Think of bedding as a diaper. The bedding's job is to absorb the moisture from the poop and dry it out. If the bedding is dry it will absorb the moisture from the poop and keep it from smelling. If a diaper is wet it can't absorb more moisture. Neither can wet bedding.

It is possible for poop to get so thick it won't dry out. That is especially true under the roosts. They digest food at night and continue pooping. Since they are not moving around it can really build up. A lot of us use droppings boards under the roosts to catch that poop and make it easy to remove. There are all kinds of ways to do this. I use a flat surface and scrape the poop off into a bin as needed, then put it on my compost pile. In one area I have plastic bins under the roosts on the coop floor to catch that poop. Some people build trays and fill it with PDZ, sand, wood shavings, whatever so they can scoop the poop like with cat litter. Another method to keep the poop from building up is to rake it into the rest of the bedding if your coop floor is big enough. If you scatter scratch in that area the chickens will scatter if for you when they are digging through that looking for treats.

We all have our favorite bedding materials. As long as it stays dry about anything will work. My thoughts on which bedding is best is what is readily available and fairly inexpensive. How you manage it plays a part too. How often do you clean it out and how do you dispose of it? I use wood shavings from Tractor Supply as my least expensive most convenient source. Plus when I do clean it out (once very three or four years) I put it on my garden in the fall and till it in. By spring planting it has rotted enough that it's ready. I'm not going to tell you that my method is the greatest thing since peanut butter and sardines on rye with yellow mustard. Your conditions are probably a lot different from mine so different things could work better for you.

Some people like to use what they call the deep litter method. In the DLM you turn your coop floor or run floor into a compost pile. They may toss in kitchen wastes, garden wastes, dead leaves, cut grass, anything you would put in a compost pile. The chickens will keep it turned for you. You get black gold, the compost. If you have 25 acres you could probably find a good use for that. But moisture is critical.
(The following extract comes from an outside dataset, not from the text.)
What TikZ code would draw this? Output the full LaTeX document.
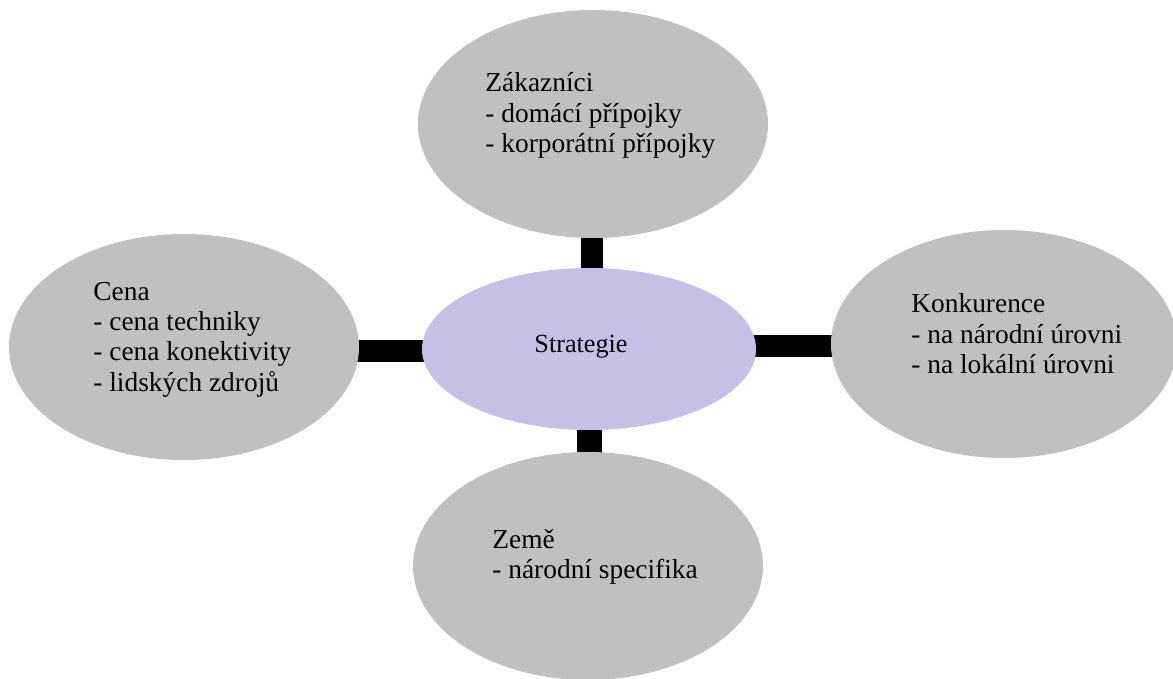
\documentclass[tikz,border=0pt]{standalone}
\usepackage{fontspec}
\setmainfont{Liberation Serif}
\usetikzlibrary{shapes.geometric}
\pgfdeclarelayer{background}
\pgfsetlayers{background,main}
\definecolor{bubblegray}{HTML}{C0C0C0}
\definecolor{hublavender}{HTML}{C6BFE6}
\tikzset{
  bubble/.style={ellipse, fill=bubblegray, draw=none, inner sep=0pt, minimum width=175pt, minimum height=114pt},
  hub/.style={ellipse, fill=hublavender, draw=none, inner sep=0pt, minimum width=167pt, minimum height=81pt},
  bar/.style={line width=11pt, black},
  lbl/.style={anchor=base west, inner sep=0pt, font=\fontsize{13.7}{15.2}\selectfont},
  hublbl/.style={anchor=base, inner sep=0pt, font=\fontsize{13.1}{15.2}\selectfont}
}
\begin{document}
\begin{tikzpicture}[x=0.5pt,y=-0.5pt]
\useasboundingbox (0,0) rectangle (1173,679);
\clip (0,0) rectangle (1173,679);
\node[bubble] (top) at (593,124) {};
\node[bubble, minimum height=113pt] (left) at (184,347) {};
\node[bubble, minimum width=173pt] (right) at (1004,344) {};
\node[bubble] (bottom) at (588,566) {};
\node[hub] (mid) at (589,349) {};
\begin{pgfonlayer}{background}
  \draw[bar] ([xshift=-0.5pt]top.center) -- ([xshift=1.5pt]mid.center);
  \draw[bar] ([yshift=-2pt]left.center) -- ([yshift=-1pt]mid.center);
  \draw[bar] ([yshift=-1pt]right.center) -- ([yshift=1.5pt]mid.center);
  \draw[bar, line width=12.5pt] ([xshift=0.75pt]bottom.center) -- ([xshift=0.25pt]mid.center);
\end{pgfonlayer}
\node[hublbl] (strat) at (581,352) {Strategie};
\node[lbl] (ttop) at (485,92) {\begin{tabular}[t]{@{}l@{}}Zákazníci\\- domácí přípojky\\- korporátní přípojky\end{tabular}};
\node[lbl] (tleft) at (93,300) {\begin{tabular}[t]{@{}l@{}}Cena\\- cena techniky\\- cena konektivity\\- lidských zdrojů\end{tabular}};
\node[lbl] (tright) at (911,313) {\begin{tabular}[t]{@{}l@{}}Konkurence\\- na národní úrovni\\- na lokální úrovni\end{tabular}};
\node[lbl] (tbottom) at (492,548) {\begin{tabular}[t]{@{}l@{}}Země\\- národní specifika\end{tabular}};
\end{tikzpicture}
\end{document}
If it gets too wet it goes anaerobic and will stink. If it gets too dry the aerobic microbes can't live so the stuff does not get broken down into compost. It needs to be about as moist as a sponge that was soaked and then rung out as dry as you can get it. I'm not sure how that would work on your concrete floor. Mine stays too dry for it to break down but by using droppings boards I can go years without cleaning it out.

I don't know what will work best for you. These are the type of things I think about when deciding what works best for me. Good luck with it.

When I moved onto my two acres i closed the front of a 12' x 60' loafing shed for dry storage for certain equipment. I used an 8' x 12' end for my coop. I don't know your exact plans but that loafing shed was a great resource.